The authors derive the Einstein field equations for these metrics and reformulate them as an autonomous dynamical system.

• Variables: They introduce dimensionless phase-space variables:
  • $X$: Shear variable (anisotropy).
  • $Y$: Scalar field kinetic energy.
  • $Z$: Vector field energy density.
  • $\Omega_\kappa$: Curvature density parameter.
• Equations: The system is reduced to a set of first-order differential equations ($X', Y', Z', \Omega_\kappa'$) where the derivative is with respect to the logarithmic scale factor ($\alpha$).
• Stability Analysis: The authors identify critical points (fixed points) where the system reaches equilibrium. They perform a linear stability analysis by calculating the eigenvalues of the Jacobian matrix at these points to determine if they are attractors (stable), repellers (unstable), or saddle points.

C. Numerical Simulation

To track the evolution of anisotropy, the authors perform numerical integrations of the field equations for both exponential and power-law potentials, analyzing the phase flow and the evolution of anisotropy over $e$-folds.

3. Key Contributions

1. Extension to Thurston Geometries: The paper successfully generalizes the study of anisotropic inflation from Bianchi models to the full set of anisotropic Thurston geometries, proving that the mechanism for anisotropic hair is robust across different topological structures.
2. Identification of a Universal Attractor: The analysis reveals a unique, stable anisotropic inflationary fixed point (Point A) common to all four considered Thurston geometries. This point exists under the condition of strong coupling ($Q \gg 1$).
3. Violation of the No-Hair Theorem: By demonstrating that the system converges to a stable anisotropic state rather than an isotropic one, the paper provides a concrete counter-example to the Cosmic No-Hair Theorem within these specific geometric frameworks.
4. Geometric Dependence of Evolution: The study highlights how the specific topology (e.g., cylindrical vs. open) influences the transient behavior of inflation. For instance, $E \times H^2$ exhibits a smooth transition, while others show spontaneous anisotropy generation.

4. Results

A. Stability Analysis

• Critical Point A: Found to be a stable attractor for all four geometries ($E \times H^2, E \times S^2$, Nil, Solv) when the coupling parameter $Q$ is large ($Q \gg 1$).
  • At this point, the deceleration parameter $q < 0$, confirming an inflationary epoch.
  • The anisotropy is sustained by the vector field, preventing the universe from isotropizing.
• Other Points: Points B, C, and D were found to be either saddle points or unstable. Point B is stable only when Point A does not exist (i.e., weak coupling), but Point A dominates for arbitrary initial conditions.

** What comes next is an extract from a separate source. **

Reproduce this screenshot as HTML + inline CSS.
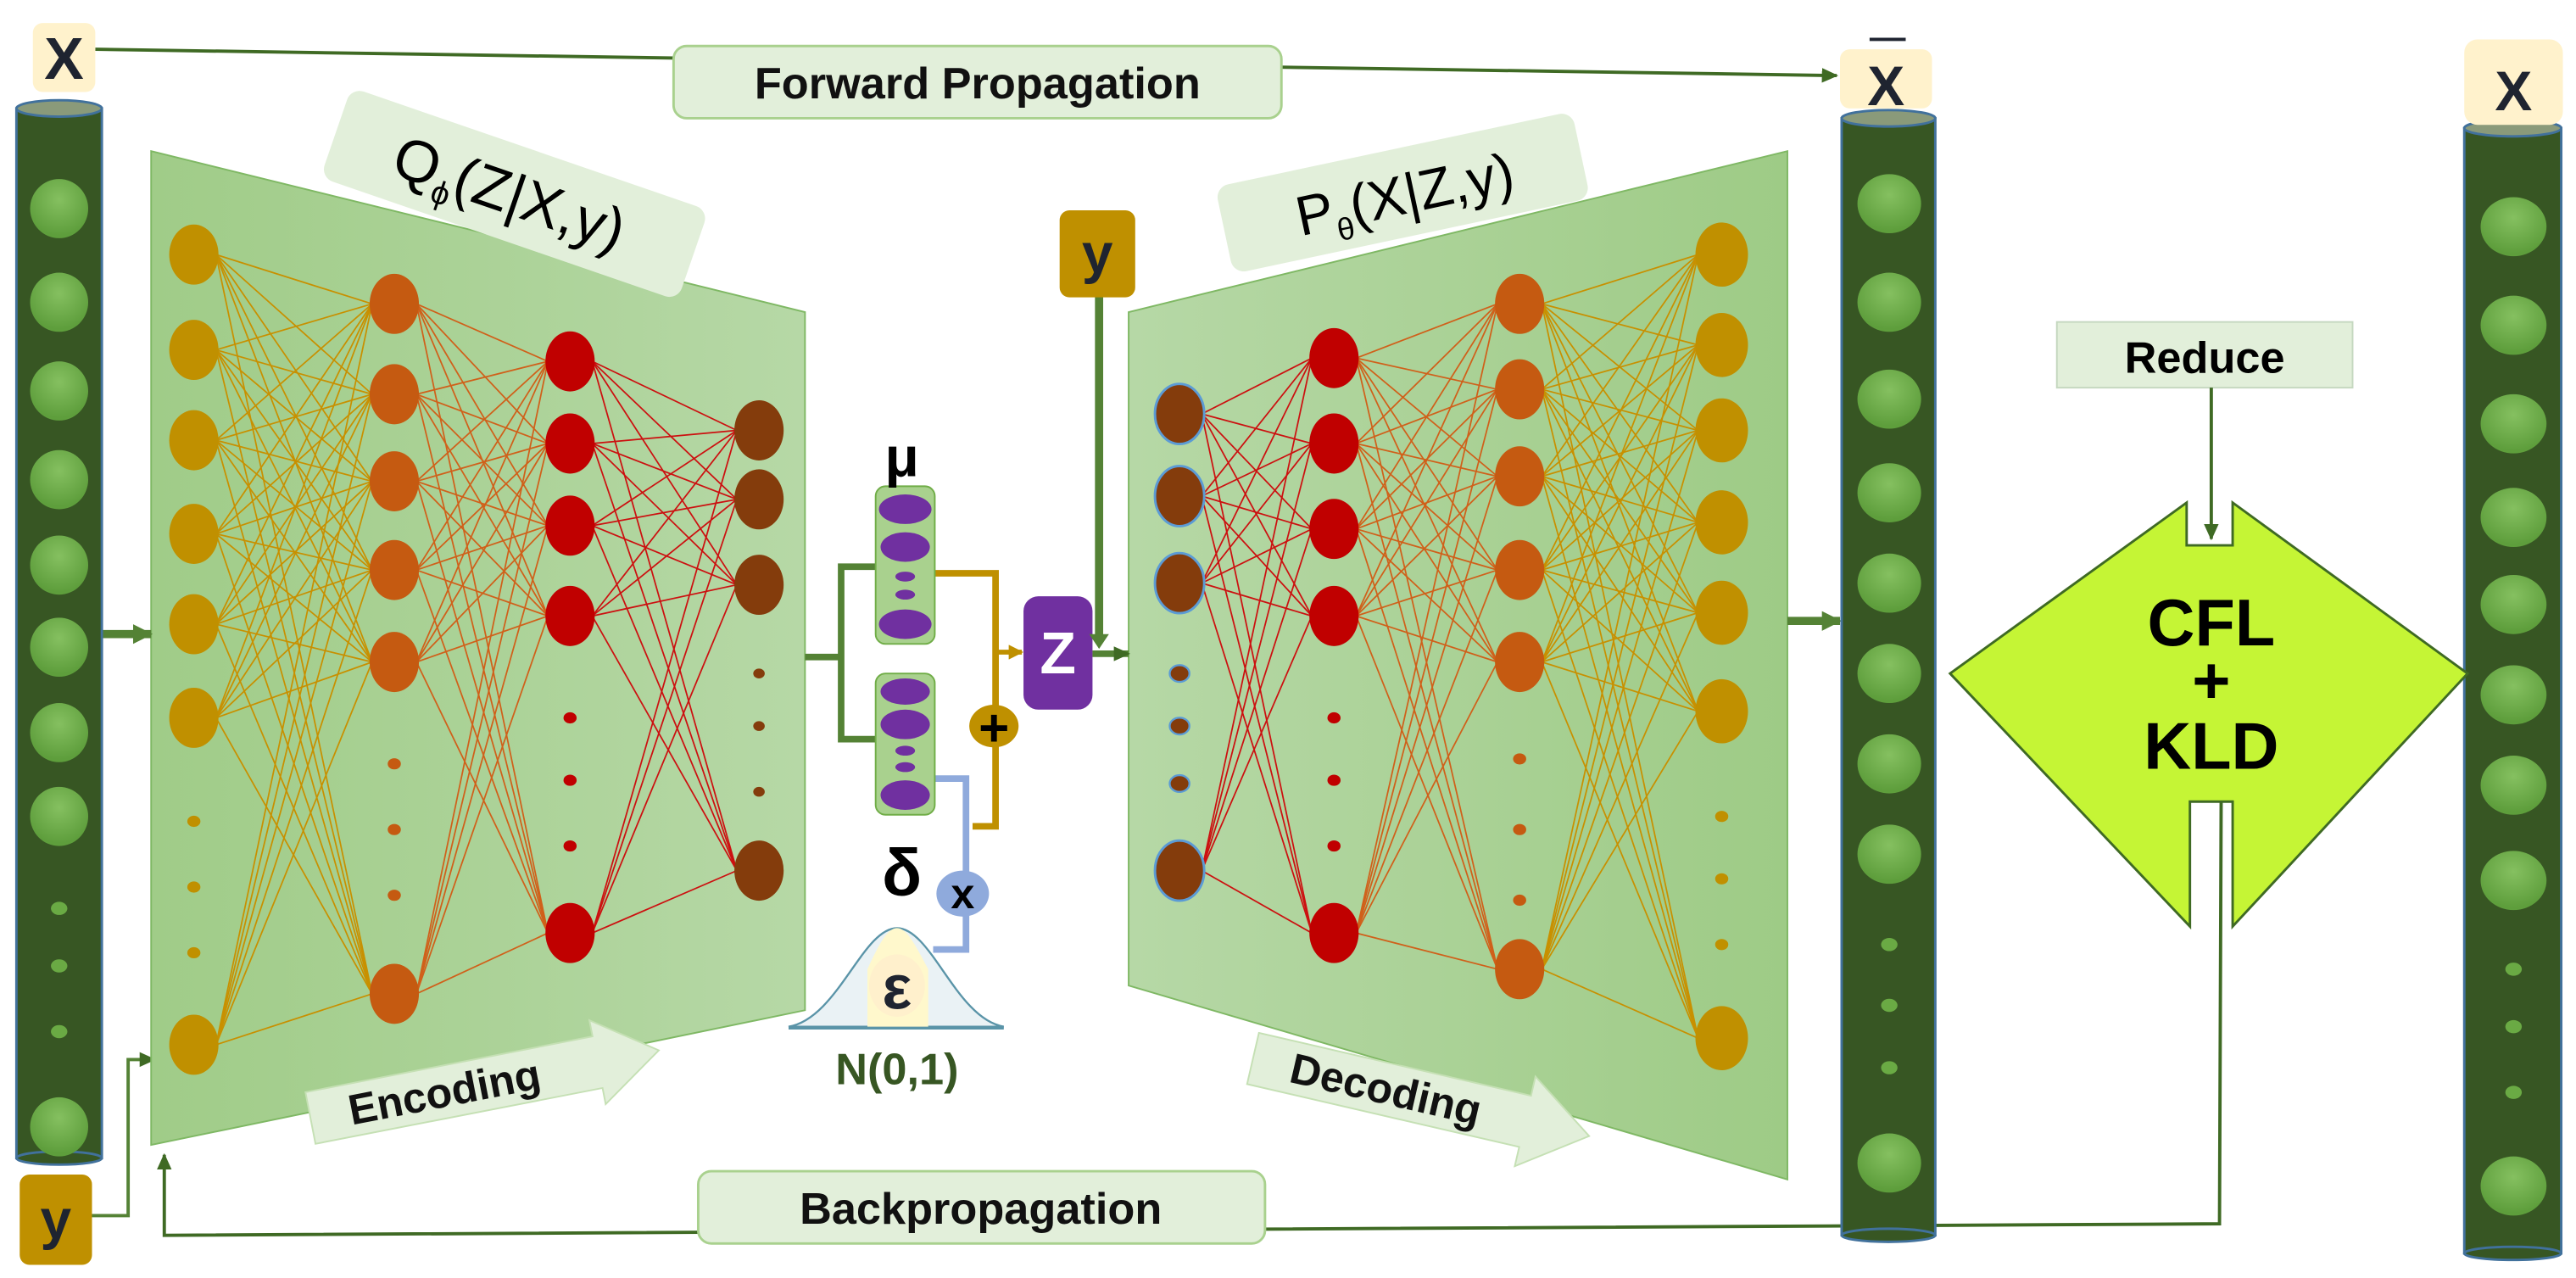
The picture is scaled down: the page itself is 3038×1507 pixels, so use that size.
<!DOCTYPE html>
<html><head><meta charset="utf-8">
<style>
html,body{margin:0;padding:0;background:#fff;}
svg{display:block;}
text{font-family:"Liberation Sans",sans-serif;font-weight:bold;}
</style></head>
<body>
<svg id="s" width="3038" height="1507" viewBox="0 0 1568 778" preserveAspectRatio="none" xmlns="http://www.w3.org/2000/svg">
<defs>
<linearGradient id="enc" x1="0" x2="1" y1="0" y2="0"><stop offset="0" stop-color="#a0cc88"/><stop offset="1" stop-color="#b6d8a6"/></linearGradient>
<linearGradient id="dec" x1="0" x2="1" y1="0" y2="0"><stop offset="0" stop-color="#b6d8a6"/><stop offset="1" stop-color="#9ecb86"/></linearGradient>
<radialGradient id="gb" cx="0.5" cy="0.35" r="0.6"><stop offset="0" stop-color="#85c060"/><stop offset="1" stop-color="#5e9e3c"/></radialGradient>
<marker id="ah" markerUnits="userSpaceOnUse" markerWidth="10" markerHeight="10" refX="9" refY="5" orient="auto"><path d="M0,0.5 L10,5 L0,9.5 z" fill="#3f6a24"/></marker>
<marker id="ahb" markerUnits="userSpaceOnUse" markerWidth="12" markerHeight="12" refX="11" refY="6" orient="auto"><path d="M0,0 L12,6 L0,12 z" fill="#548235"/></marker>
<marker id="ahg" markerUnits="userSpaceOnUse" markerWidth="9" markerHeight="9" refX="8" refY="4.5" orient="auto"><path d="M0,0 L9,4.5 L0,9 z" fill="#bf9000"/></marker>
</defs>

<line x1="58" y1="30" x2="1118" y2="46" stroke="#3f6a24" stroke-width="2" marker-end="url(#ah)"/>
<rect x="410" y="28" width="370" height="44" rx="8" fill="#e2efda" stroke="#a9d18e" stroke-width="1.5"/>
<text x="595" y="60" font-size="27" text-anchor="middle" fill="#111">Forward Propagation</text>

<polyline points="1352,488 1351,745 100,752 100,703" fill="none" stroke="#3f6a24" stroke-width="2" marker-end="url(#ah)"/>
<rect x="425" y="713" width="345" height="44" rx="8" fill="#e2efda" stroke="#a9d18e" stroke-width="1.5"/>
<text x="597" y="745" font-size="27" text-anchor="middle" fill="#111">Backpropagation</text>

<polyline points="55,740 78,740 78,645 94,645" fill="none" stroke="#548235" stroke-width="2" marker-end="url(#ah)"/>

<polygon points="92,92 490,190 490,615 92,697" fill="url(#enc)" stroke="#7fb864" stroke-width="1"/>
<g transform="translate(310,118) rotate(19)">
<rect x="-112" y="-30" width="230" height="58" rx="8" fill="#e2efda"/>
<text x="0" y="12" font-size="36" text-anchor="middle" fill="#000" style="font-weight:normal">Q<tspan font-size="20" dy="8">ϕ</tspan><tspan dy="-8">(Z|X,y)</tspan></text>
</g>
<g id="encl"></g>
<g id="encn"></g>
<g transform="translate(295,660) rotate(-11)">
<polygon points="-108,-16 70,-16 70,-26 108,0 70,26 70,16 -108,16" fill="#e2efda" stroke="#c5e0b4" stroke-width="1"/>
<text x="-25" y="9" font-size="26" text-anchor="middle" fill="#111">Encoding</text>
</g>

<polygon points="687,190 1088,92 1088,718 687,600" fill="url(#dec)" stroke="#7fb864" stroke-width="1"/>
<g transform="translate(855,118) rotate(-12)">
<rect x="-112" y="-28" width="222" height="54" rx="8" fill="#e2efda"/>
<text x="0" y="12" font-size="34" text-anchor="middle" fill="#000" style="font-weight:normal">P<tspan font-size="19" dy="8">θ</tspan><tspan dy="-8">(X|Z,y)</tspan></text>
</g>
<g id="decl"></g>
<g id="decn"></g>
<g transform="translate(865,668) rotate(13)">
<polygon points="-105,-16 65,-16 65,-28 105,0 65,28 65,16 -105,16" fill="#e2efda" stroke="#c5e0b4" stroke-width="1"/>
<text x="-22" y="9" font-size="26" text-anchor="middle" fill="#111">Decoding</text>
</g>

<line x1="62" y1="386" x2="92" y2="386" stroke="#548235" stroke-width="5" marker-end="url(#ahb)"/>
<line x1="1088" y1="378" x2="1120" y2="378" stroke="#548235" stroke-width="5" marker-end="url(#ahb)"/>

<polyline points="490,400 512,400" stroke="#548235" stroke-width="4" fill="none"/>
<polyline points="535,345 512,345 512,450 535,450" stroke="#548235" stroke-width="4" fill="none"/>
<polyline points="568,349 606,349 606,503 592,503" stroke="#bf9000" stroke-width="4" fill="none"/>
<line x1="606" y1="397" x2="622" y2="397" stroke="#bf9000" stroke-width="3" marker-end="url(#ahg)"/>
<polyline points="569,474 588,474 588,578 568,578" stroke="#8faadc" stroke-width="4" fill="none"/>
<rect x="533" y="296" width="36" height="96" rx="6" fill="#a9d18e" stroke="#70ad47" stroke-width="1"/>
<ellipse cx="551" cy="310" rx="16" ry="9" fill="#7030a0"/>
<ellipse cx="551" cy="333" rx="15" ry="9" fill="#7030a0"/>
<ellipse cx="551" cy="351" rx="6" ry="3" fill="#7030a0"/>
<ellipse cx="551" cy="362" rx="6" ry="3" fill="#7030a0"/>
<ellipse cx="551" cy="380" rx="16" ry="9" fill="#7030a0"/>
<rect x="533" y="410" width="36" height="86" rx="6" fill="#a9d18e" stroke="#70ad47" stroke-width="1"/>
<ellipse cx="551" cy="421" rx="15" ry="8" fill="#7030a0"/>
<ellipse cx="551" cy="441" rx="15" ry="9" fill="#7030a0"/>
<ellipse cx="551" cy="457" rx="6" ry="3" fill="#7030a0"/>
<ellipse cx="551" cy="467" rx="6" ry="3" fill="#7030a0"/>
<ellipse cx="551" cy="484" rx="15" ry="9" fill="#7030a0"/>
<text x="549" y="290" font-size="34" text-anchor="middle" fill="#000">μ</text>
<text x="549" y="545" font-size="40" text-anchor="middle" fill="#000">δ</text>
<ellipse cx="605" cy="442" rx="15" ry="13" fill="#bf9000"/>
<text x="605" y="454" font-size="32" text-anchor="middle" fill="#000">+</text>
<ellipse cx="586" cy="544" rx="16" ry="14" fill="#8faadc"/>
<text x="586" y="553" font-size="26" text-anchor="middle" fill="#000">x</text>
<rect x="623" y="363" width="42" height="69" rx="9" fill="#7030a0"/>
<text x="644" y="410" font-size="36" text-anchor="middle" fill="#fff">Z</text>
<path d="M480,625 C510,620 525,565 546,565 C567,565 582,620 611,625 Z" fill="#eaf2f5" stroke="#5a94a8" stroke-width="1.2"/>
<path d="M528,590 C535,575 540,565 546,565 C552,565 557,575 565,590 L565,625 L528,625 Z" fill="#fff8cc"/>
<line x1="480" y1="626" x2="611" y2="626" stroke="#5a94a8" stroke-width="1.5"/>
<ellipse cx="546" cy="600" rx="17" ry="19" fill="#fff0cc"/>
<text x="546" y="614" font-size="38" text-anchor="middle" fill="#1f2430">ε</text>
<text x="546" y="660" font-size="27" text-anchor="middle" fill="#375623">N(0,1)</text>

<line x1="669" y1="180" x2="669" y2="390" stroke="#548235" stroke-width="5"/>
<path d="M663,386 L675,386 L669,395 z" fill="#548235"/>
<line x1="665" y1="398" x2="687" y2="398" stroke="#548235" stroke-width="4" marker-end="url(#ah)"/>
<rect x="645" y="128" width="46" height="53" rx="6" fill="#bf9000"/>
<text x="668" y="166" font-size="34" text-anchor="middle" fill="#1f2430">y</text>
<rect x="12" y="715" width="44" height="55" rx="6" fill="#bf9000"/>
<text x="34" y="754" font-size="34" text-anchor="middle" fill="#1f2430">y</text>

<g id="pillars"></g>

<rect x="20" y="14" width="38" height="42" rx="6" fill="#fff2cc"/>
<text x="39" y="48" font-size="36" text-anchor="middle" fill="#1f2430">X</text>
<rect x="1120" y="30" width="56" height="36" rx="6" fill="#fff2cc"/>
<line x1="1138" y1="24" x2="1160" y2="24" stroke="#1f2430" stroke-width="2"/>
<text x="1148" y="64" font-size="34" text-anchor="middle" fill="#1f2430">X</text>
<rect x="1500" y="24" width="60" height="52" rx="8" fill="#fff2cc"/>
<text x="1530" y="67" font-size="34" text-anchor="middle" fill="#1f2430">X</text>

<polygon points="1187,410 1331,306 1331,332 1359,332 1359,306 1502,410 1359,564 1359,488 1333,488 1333,564" fill="#c5f535" stroke="#3f6a24" stroke-width="1.5"/>
<rect x="1252" y="196" width="180" height="40" fill="#e2efda" stroke="#c5d8c0" stroke-width="1"/>
<text x="1342" y="227" font-size="27" text-anchor="middle" fill="#000">Reduce</text>
<line x1="1346" y1="236" x2="1346" y2="328" stroke="#3f6a24" stroke-width="2" marker-end="url(#ah)"/>
<text x="1346" y="393" font-size="40" text-anchor="middle" fill="#000">CFL</text>
<text x="1346" y="428" font-size="40" text-anchor="middle" fill="#000">+</text>
<text x="1346" y="468" font-size="40" text-anchor="middle" fill="#000">KLD</text>
</svg>
<script>
var NS="http://www.w3.org/2000/svg";
function el(p,t,a){var e=document.createElementNS(NS,t);for(var k in a)e.setAttribute(k,a[k]);p.appendChild(e);return e;}
function net(lg,ng,cols,blueOutline){
 for(var c=0;c<cols.length-1;c++){
  var A=cols[c],B=cols[c+1];
  var col=B.lc;
  A.big.forEach(function(ya){B.big.forEach(function(yb){
   el(lg,"line",{x1:A.x+A.r*0.9,y1:ya,x2:B.x-B.r*0.9,y2:yb,stroke:col,"stroke-width":0.9});
  });});
 }
 cols.forEach(function(C,i){
  C.big.forEach(function(y){el(ng,"ellipse",{cx:C.x,cy:y,rx:C.r,ry:C.r*1.22,fill:C.f,stroke:(blueOutline&&i===0)?"#5b9bd5":"none","stroke-width":1.5});});
  C.dots.forEach(function(y){el(ng,"ellipse",{cx:C.x,cy:y,rx:C.dr,ry:C.dr*0.85,fill:C.f,stroke:(blueOutline&&i===0)?"#5b9bd5":"none","stroke-width":1.2});});
 });
}
var g1="#c09000",o="#c55a11",r="#c00000",b="#843c0c";
net(document.getElementById("encl"),document.getElementById("encn"),[
 {x:118,r:15,f:g1,big:[155,213,268,325,380,437,636],dots:[500,540,580],dr:4},
 {x:240,r:15,f:o,lc:"#c89000",big:[185,240,293,347,403,605],dots:[465,505,545],dr:4},
 {x:347,r:15,f:r,lc:"#d0601a",big:[220,270,320,375,568],dots:[437,475,515],dr:4},
 {x:462,r:15,f:b,lc:"#cc1010",big:[262,304,356,530],dots:[410,442,482],dr:3.5}
],false);
net(document.getElementById("decl"),document.getElementById("decn"),[
 {x:718,r:15,f:b,big:[252,302,355,530],dots:[410,442,477],dr:6},
 {x:812,r:15,f:r,lc:"#cc1010",big:[218,270,322,375,568],dots:[437,475,515],dr:4},
 {x:925,r:15,f:o,lc:"#d0601a",big:[185,237,290,347,403,590],dots:[462,505,548],dr:4},
 {x:1048,r:16,f:g1,lc:"#c89000",big:[155,210,262,318,373,433,632],dots:[497,535,575],dr:4}
],true);
var P=document.getElementById("pillars");
function pillar(x1,x2,top,bot,cx,big,dots){
 var w=x2-x1;
 el(P,"rect",{x:x1,y:top,width:w,height:bot-top,fill:"#375623",stroke:"#41719c","stroke-width":1.5});
 el(P,"ellipse",{cx:(x1+x2)/2,cy:bot,rx:w/2,ry:4,fill:"#375623",stroke:"#41719c","stroke-width":1.5});
 el(P,"ellipse",{cx:(x1+x2)/2,cy:top,rx:w/2,ry:5,fill:"#8a9a7a",stroke:"#41719c","stroke-width":1.5});
 big.forEach(function(y){el(P,"ellipse",{cx:cx,cy:y,rx:w*0.34,ry:18,fill:"url(#gb)"});});
 dots.forEach(function(y){el(P,"ellipse",{cx:cx,cy:y,rx:5,ry:4,fill:"#6aaa44"});});
}
pillar(10,62,66,705,36,[127,184,238,292,344,394,446,497,686],[553,588,628]);
pillar(1121,1178,72,752,1150,[124,184,243,300,355,410,465,520,708],[575,612,650]);
pillar(1500,1559,78,763,1530,[138,198,258,315,368,423,478,536,722],[590,625,665]);
</script>
</body></html>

B. Phase Space and Evolution

• Convergence: Phase flow plots (Figures 1a, 1b) show that trajectories starting from various initial conditions converge to the common attractor Point A.
• Potential Dependence:
  • Power-Law Potential: The geometries exhibit distinct behaviors. $E \times S^2$ (positive curvature) shows a "kink" in the phase space, while open geometries (Nil, Solv) show instantaneous transitions. $E \times H^2$ shows a smooth transition with a lag.
  • Exponential Potential: The geometries become indistinguishable. The isotropic phase is unstable, and the system transitions directly to a stable anisotropic attractor. The anisotropy decays linearly for ~8 $e$-folds before stabilizing at a non-zero value.
• Anisotropy Evolution: In all cases, the anisotropy does not vanish. Instead, it settles at a non-zero stable value determined by the coupling strength $Q$.

5. Significance

• Cosmological Viability: The results confirm that anisotropic inflation is not just a mathematical curiosity but a cosmologically viable scenario for a wide class of spacetime geometries.
• Explaining CMB Anomalies: The existence of a stable anisotropic attractor provides a theoretical mechanism to explain the observed large-angle anomalies and statistical isotropy violations in the CMB without requiring fine-tuned initial conditions.
• Topological Constraints: The work suggests that the global topology of the universe (Thurston geometry) plays a vital role in the early universe's dynamics, influencing how anisotropies evolve and persist.
• Future Directions: The authors note that this framework opens the door to studying primordial gravitational waves and tensor perturbations in Thurston geometries, which could offer new observational signatures for future CMB experiments.

In conclusion, the paper demonstrates that the intrinsic eccentricity of Thurston background geometries, when coupled with a vector field, induces a secondary phase of anisotropic inflation. This leads to a stable, anisotropically expanding universe, effectively violating the Cosmic No-Hair Theorem and offering a robust alternative to standard isotropic inflation models.